Are Bend’s Transportation Dollars Being Spent Wisely?

Bend voters approved a $190 million GO Bond in 2020 to fund approximately 30 transportation projects by the end of the decade. As we race through this ambitious construction schedule—with major closures on Olney Avenue, Bear Creek Road, and other key corridors—it’s worth asking: Are we spending wisely?

The bond includes important improvements to east-west connections, traffic congestion relief, and bicycle and pedestrian routes. But as we watch major corridors close for years at a time—the Reed Market railroad overpass project could begin as soon as 2027 and requires a $32 million federal grant application—should we ask whether every major capital project needs to consume such a large share of our limited transportation dollars?

A Cautionary Tale from ODOT

Oregon’s experience offers a stark warning about the megaproject trap. According to City Observatory, a watchdog website produced by Portland economist Joe Cortright, ODOT’s I-5 Rose Quarter project ballooned from $450 million in 2017 to over $2 billion today—a 400% increase for just 1.5 miles of freeway. The Abernethy Bridge jumped from $248 million to over $800 million. The Interstate Bridge replacement escalated from $4.8 billion to potentially $7.5 billion.

Cortright, who diligently tracks ODOT’s spending patterns, notes: “There are no consequences that anybody experiences for going over budget. No one at ODOT has been removed or even chastised.” The result? ODOT is laying off hundreds of employees while insisting it must move forward with billion-dollar-per-mile projects.

illustration of a freeway interchange
[Image Credit: Erica Fischer, Flikr]

The Staggering Cost Gap

The math is illuminating. Adding a vehicle lane to a major urban road costs approximately $64 million per mile. Compare that to bike infrastructure: a standard bike lane averages $133,000 per mile, protected bike lanes run $500,000 to $1 million per mile, and basic striping costs just $20,000 per mile.

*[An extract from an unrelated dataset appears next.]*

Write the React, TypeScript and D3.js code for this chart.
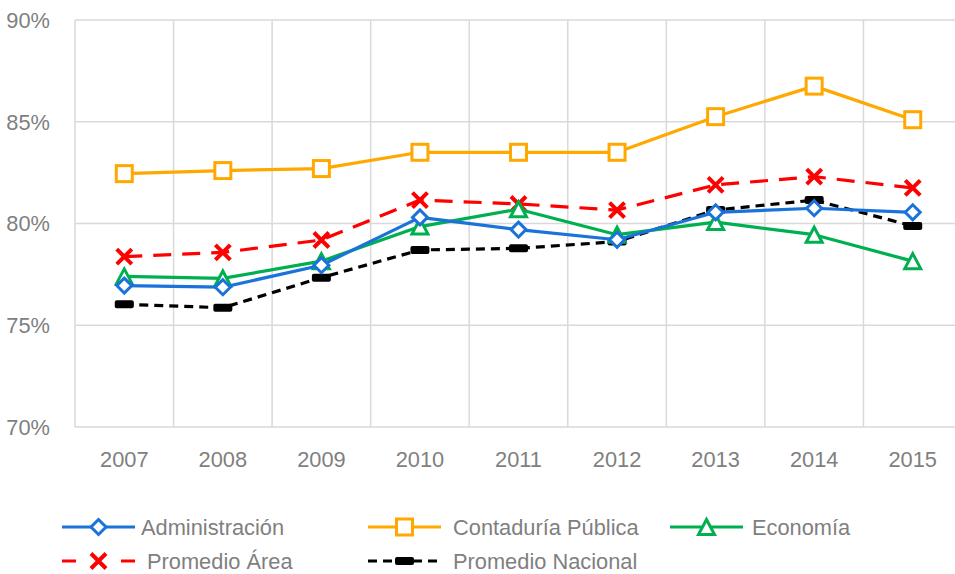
import React from "react";
import * as d3 from "d3";

const years = ["2007", "2008", "2009", "2010", "2011", "2012", "2013", "2014", "2015"];
const yTicks = [70, 75, 80, 85, 90];

const administracion = [76.95, 76.87, 77.95, 80.3, 79.7, 79.2, 80.55, 80.75, 80.55];
const contaduria = [82.45, 82.6, 82.7, 83.5, 83.5, 83.5, 85.25, 86.75, 85.1];
const economia = [77.4, 77.3, 78.15, 79.85, 80.7, 79.45, 80.07, 79.45, 78.15];
const promedioArea = [78.37, 78.58, 79.19, 81.15, 80.96, 80.66, 81.9, 82.3, 81.75];
const promedioNacional = [76.03, 75.86, 77.34, 78.7, 78.78, 79.11, 80.66, 81.15, 79.88];

type MarkerKind = "diamond" | "square" | "triangle" | "x" | "dash";
interface Series {
  name: string;
  values: number[];
  color: string;
  dash: string | null;
  marker: MarkerKind;
}

const series: Series[] = [
  { name: "Promedio Nacional", values: promedioNacional, color: "#000000", dash: "9,6", marker: "dash" },
  { name: "Promedio Área", values: promedioArea, color: "#FF0000", dash: "18,11", marker: "x" },
  { name: "Contaduría Pública", values: contaduria, color: "#FFA800", dash: null, marker: "square" },
  { name: "Economía", values: economia, color: "#00B050", dash: null, marker: "triangle" },
  { name: "Administración", values: administracion, color: "#1A73D9", dash: null, marker: "diamond" },
];

const legendLayout = [
  { name: "Administración", lx: 62, ty: 527, tx: 141 },
  { name: "Contaduría Pública", lx: 368, ty: 527, tx: 453 },
  { name: "Economía", lx: 670, ty: 527, tx: 752 },
  { name: "Promedio Área", lx: 62, ty: 561, tx: 147 },
  { name: "Promedio Nacional", lx: 368, ty: 561, tx: 453 },
];

const FONT = "'Liberation Sans', Arial, sans-serif";
const GRAY = "#7F7F7F";
const GRID = "#D9D9D9";
const FS = 22.5;
const SX = 0.97;

function Marker({ kind, x, y, color }: { kind: MarkerKind; x: number; y: number; color: string }) {
  const t = `translate(${x},${y})`;
  if (kind === "diamond") {
    return <path transform={t} d="M0,-7.5L7.5,0L0,7.5L-7.5,0Z" fill="#fff" stroke={color} strokeWidth={3} />;
  }
  if (kind === "square") {
    return <rect transform={t} x={-8} y={-8} width={16} height={16} fill="#fff" stroke={color} strokeWidth={3} />;
  }
  if (kind === "triangle") {
    return <path transform={t} d="M0,-7.5L8,7.5L-8,7.5Z" fill="#fff" stroke={color} strokeWidth={3} strokeLinejoin="miter" />;
  }
  if (kind === "x") {
    return (
      <path transform={t} d="M-7.5,-7.5L7.5,7.5M-7.5,7.5L7.5,-7.5" stroke={color} strokeWidth={4} fill="none" />
    );
  }
  return <rect transform={t} x={-9.5} y={-4} width={19} height={8} rx={2} fill={color} />;
}

function Label({ x, y, anchor, children }: { x: number; y: number; anchor: "start" | "middle" | "end"; children: React.ReactNode }) {
  return (
    <text
      transform={`translate(${x},${y}) scale(${SX},1)`}
      dy="0.35em"
      textAnchor={anchor}
      fontSize={FS}
      fill={GRAY}
    >
      {children}
    </text>
  );
}

export default function App() {
  const width = 955;
  const height = 574;
  const left = 75;
  const right = 962;
  const top = 20;
  const bottom = 427;

  const x = d3.scaleBand<string>().domain(years).range([left, right]);
  const cx = (yr: string) => (x(yr) as number) + x.bandwidth() / 2;
  const y = d3.scaleLinear().domain([70, 90]).range([bottom, top]);

  const line = d3
    .line<number>()
    .x((_, i) => cx(years[i]))
    .y((d) => y(d));

  const bounds = years.map((yr) => x(yr) as number);

  return (
    <svg
      width={width}
      height={height}
      style={{ position: "absolute", left: 0, top: 0, background: "#fff" }}
      fontFamily={FONT}
    >
      {yTicks.map((t) => (
        <line key={"h" + t} x1={left} x2={right} y1={y(t)} y2={y(t)} stroke={GRID} strokeWidth={1.5} />
      ))}
      {bounds.map((b, i) => (
        <line key={"v" + i} x1={b} x2={b} y1={top} y2={bottom} stroke={GRID} strokeWidth={1.5} />
      ))}
      {yTicks.map((t) => (
        <Label key={"yl" + t} x={50} y={y(t)} anchor="end">
          {t}%
        </Label>
      ))}
      {years.map((yr) => (
        <Label key={"xl" + yr} x={cx(yr)} y={459} anchor="middle">
          {yr}
        </Label>
      ))}
      {series.map((s) => (
        <g key={s.name}>
          <path
            d={line(s.values) || ""}
            fill="none"
            stroke={s.color}
            strokeWidth={3.2}
            strokeDasharray={s.dash || undefined}
            strokeLinejoin="round"
          />
          {s.values.map((v, i) => (
            <Marker key={i} kind={s.marker} x={cx(years[i])} y={y(v)} color={s.color} />
          ))}
        </g>
      ))}
      {legendLayout.map((l) => {
        const s = series.find((q) => q.name === l.name)!;
        return (
          <g key={"lg" + l.name}>
            <line
              x1={l.lx}
              x2={l.lx + 73}
              y1={l.ty}
              y2={l.ty}
              stroke={s.color}
              strokeWidth={3.2}
              strokeDasharray={s.marker === "x" ? "14,45,14,100" : s.dash || undefined}
            />
            <Marker kind={s.marker} x={l.lx + 36.5} y={l.ty} color={s.color} />
            <Label x={l.tx} y={l.ty} anchor="start">
              {l.name}
            </Label>
          </g>
        );
      })}
    </svg>
  );
}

Here is one jarring example: Portland’s entire 300-mile bicycle network would cost $60 million to replace—the same as building one mile of four-lane urban freeway. For the cost of one mile of highway, a city could build 300 miles of bike infrastructure, according to a Portland State University cost analysis study.

The Case for Balance

While the majority of the GO Bond funds vehicle infrastructure, it also includes smart investments in the Bend Bikeway and 12 Key Routes for Biking and Walking. Additionally, the city has strategically leveraged the GO Bond and smaller city and state funding sources to acquire federal grants that will cover nearly 80% of the Hawthorne Overcrossing, currently in design for 2027-28 construction. These are the right priorities, and Bend Bikes supports these projects. 

But bike infrastructure offers remarkable value that shouldn’t be overlooked. Studies show protected bike lanes reduce cyclist injuries by up to 90%. Small-scale safety improvements—speed humps, bike boxes, traffic circles, and other relatively inexpensive solutions—can address multiple dangerous intersections for the cost of a single major reconstruction project.

We are not arguing against large infrastructure. Bend needs safe railroad crossings and adequate east-west connections. The Franklin Avenue underpass and Reed Market overpass address legitimate safety and connectivity issues.

But ODOT’s experience demonstrates what happens when megaprojects consume entire budgets: maintenance gets deferred, smaller projects get postponed, and cost overruns trigger financial crises. The agency spent an estimated $500 million on consultants alone for three projects—money that could have funded thousands of miles of bike lanes or addressed countless neighborhood safety concerns.

A Different Path Forward

As Bend moves through its GO Bond timeline, we have an opportunity to demonstrate balance—one that funds necessary large projects while making strategic investments in affordable, high-impact improvements that make our streets safer and more accessible for everyone.

How much funding should go to large-scale infrastructure versus smaller, more cost-effective improvements? Each large project locks in decades of property tax obligations and opportunity costs. When and how should we build infrastructure for all transportation modes? Can we cost-effectively integrate these safety elements into new street designs and existing retrofits or will we find ourselves spending millions more to completely rebuild our streets in ten years from now?

The question isn’t whether we should build infrastructure. It’s whether every project needs to be a megaproject, or whether we might achieve more—for more people—by planning ahead, thinking smaller and building smarter.